Entretanto, retornando a lida, com o acompanhamento das decisões judiciais, estas fantasias somem e a realidade impera na porta e entra.

A Corte Superior, em recentíssimo julgado, decidiu que deve ser aplicada a reserva legal de um quarto (1/4) da herança a união estável.

Pois bem, o que significa esta reserva legal?

A legislação brasileira criou a garantia do cônjuge herdar um quarto (1/4) dos bens particulares do falecido, se o regime de bens for o da comunhão parcial, quando concorrer com descendentes comuns deste; ou seja: a pessoa casada, no regime de comunhão parcial de bens, falece e deixa bens que compõem o seu acervo particular, e que portanto não fazem parte da meação, mas serão objeto de partilha juntamente com os outros herdeiros comuns (filhos do cônjuge supérstite com o falecido), assegurado ao viúvo o direito de um quarto (1/4) mesmo que sejam mais de três descendentes.

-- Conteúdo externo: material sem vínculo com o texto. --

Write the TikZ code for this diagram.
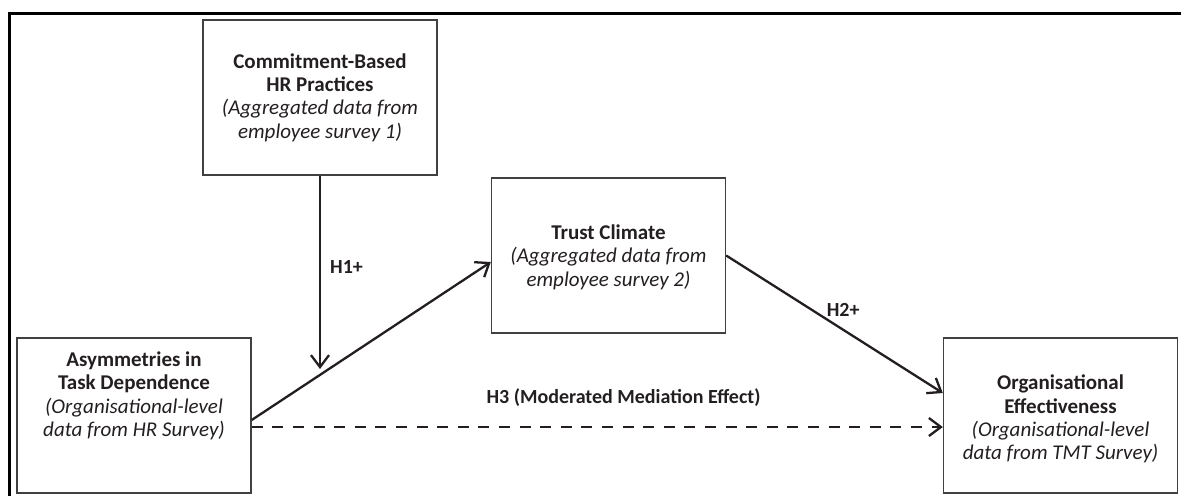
\documentclass[tikz,border=0pt]{standalone}
\usepackage{fontspec}
\setmainfont{Carlito}
\usetikzlibrary{arrows.meta}
\definecolor{ink}{HTML}{231F20}
\definecolor{edgegray}{HTML}{404040}

\tikzset{
  box/.style={draw=edgegray, line width=0.7pt, minimum width=117pt, minimum height=77.5pt, inner sep=0pt},
  boxtext/.style={align=center, text=ink, font=\fontsize{10.5}{11.7}\selectfont, inner sep=0pt},
  link/.style={draw=ink, line width=1.15pt, -{Straight Barb[length=6pt,width=9pt]}},
  hyp/.style={font=\bfseries\fontsize{10}{12}\selectfont, text=ink, inner sep=0pt},
}

\begin{document}
\begin{tikzpicture}[x=0.5pt,y=-0.5pt]
	\useasboundingbox (0,0) rectangle (1181,495);
	\clip (0,0) rectangle (1181,495);
	% outer frame, cut off at right and bottom
	\draw[line width=1.3pt] (9.5,520) -- (9.5,13.3) -- (1200,13.3);
	
	\node[box] (HR) at (320,97.5) {};
	\node[box] (TC) at (608.5,255.5) {};
	\node[box] (TD) at (134,415.5) {};
	\node[box] (OE) at (1060.5,415.5) {};
	
	\node[boxtext] (HRt) at (320,97.5) {\textbf{Commitment-Based}\\\textbf{HR Practices}\\\textit{(Aggregated data from}\\\textit{employee survey 1)}};
	\node[boxtext] (TCt) at (608.5,257) {\textbf{Trust Climate}\\\textit{(Aggregated data from}\\\textit{employee survey 2)}};
	\node[boxtext] (TDt) at (134,396) {\textbf{Asymmetries in}\\\textbf{Task Dependence}\\\textit{(Organisational-level}\\\textit{data from HR Survey)}};
	\node[boxtext] (OEt) at (1060.5,419) {\textbf{Organisational}\\\textbf{Effectiveness}\\\textit{(Organisational-level}\\\textit{data from TMT Survey)}};
	
	\coordinate (tip) at (320,369);
	
	\draw[link] (HR.south) -- node[hyp, pos=.47, right=4.5pt] {H1+} (tip);
	\draw[link] ([yshift=-2.25pt]TD.east) -- ([yshift=-3.25pt]TC.west);
	\draw[link] (TC.east) -- node[hyp, pos=.54, above=6pt] {H2+} ([yshift=11.25pt]OE.west);
	\draw[link, dash pattern=on 5.5pt off 4.8pt] ([yshift=-5.75pt]TD.east) -- node[hyp, pos=.538, above=9.5pt] {H3 (Moderated Mediation Effect)} ([yshift=-5.75pt]OE.west);
\end{tikzpicture}
\end{document}
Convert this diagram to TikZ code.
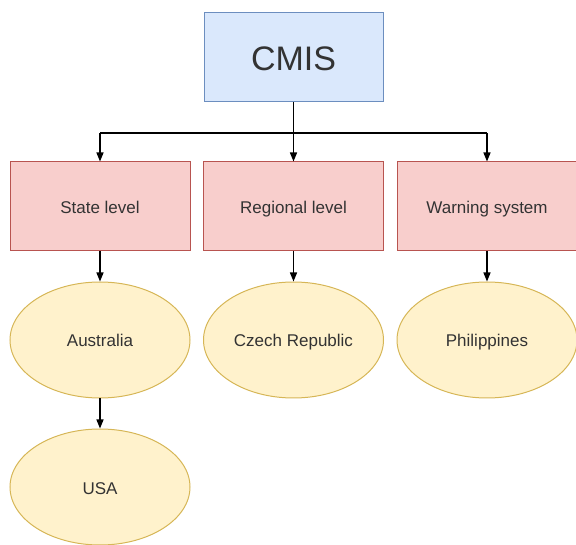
\documentclass[tikz,border=0pt]{standalone}
\usepackage{fontspec}
\setmainfont{Liberation Sans}
\usetikzlibrary{arrows.meta,shapes.geometric}

\definecolor{topfill}{HTML}{DAE8FC}
\definecolor{topline}{HTML}{6C8EBF}
\definecolor{boxfill}{HTML}{F8CECC}
\definecolor{boxline}{HTML}{B85450}
\definecolor{ovalfill}{HTML}{FFF2CC}
\definecolor{ovalline}{HTML}{D6B656}
\definecolor{txt}{HTML}{333333}

\tikzset{
	topbox/.style={draw=topline, fill=topfill, line width=1pt, minimum width=179pt, minimum height=89pt, inner sep=0pt, text=txt, text height=27pt, text depth=0pt, font=\fontsize{34}{36}\selectfont},
	levelbox/.style={draw=boxline, fill=boxfill, line width=1pt, minimum width=180pt, minimum height=89pt, inner sep=0pt, text=txt, text height=15pt, text depth=0pt, font=\fontsize{17}{19}\selectfont},
	country/.style={ellipse, draw=ovalline, fill=ovalfill, line width=1pt, minimum width=180pt, minimum height=116pt, inner sep=0pt, text=txt, text height=14pt, text depth=0pt, font=\fontsize{17}{19}\selectfont},
	link/.style={-{Triangle[width=7pt,length=9pt]}, line width=1.3pt, black}
}

\begin{document}
\begin{tikzpicture}[x=1pt, y=-1pt]
	\useasboundingbox (0,0) rectangle (576,545);
	
	% top node
	\node[topbox] (cmis) at (293.5,57.5) {CMIS};
	
	% levels
	\node[levelbox] (state) at (100,206.5) {State level};
	\node[levelbox] (region) at (293.5,206.5) {Regional level};
	\node[levelbox] (warn) at (487,206.5) {Warning system};
	
	% countries
	\node[country] (aus) at (100,340) {Australia};
	\node[country] (cze) at (293.5,340) {Czech Republic};
	\node[country] (phi) at (487,340) {Philippines};
	\node[country] (usa) at (100,487) {USA};
	
	% connectors
	\coordinate (bus) at (293.5,133);
	\draw[line width=1.3pt] (cmis.south) -- (bus);
	\draw[line width=1.3pt] (bus -| state) -- (bus -| warn);
	\foreach \n in {state,region,warn}{
		\draw[link] (bus -| \n) -- (\n.north);
	}
	\draw[link] (state) -- (aus);
	\draw[link] (region) -- (cze);
	\draw[link] (warn) -- (phi);
	\draw[link] (aus) -- (usa);
\end{tikzpicture}
\end{document}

A clareza desta norma legal aplicável aos direitos sucessórios quando originários do casamento é indiscutível, mesmo que possam ainda surgir criações doutrinárias opostas.

Quando ainda em vigor as regras sucessórias especiais da união estável este direito não existia neste percentual. Muito pelo contrário, o percentual era diminuto se comparado ao casamento.

Mas agora, com o julgamento de inconstitucionalidade da regra sucessória da união estável e, consequentemente, a determinação, por meio desta mesma decisão judicial, da aplicação da regra sucessória do casamento ao companheiro viúvo, surgiu a dúvida se outros direitos de herança também seriam aplicados a união estável.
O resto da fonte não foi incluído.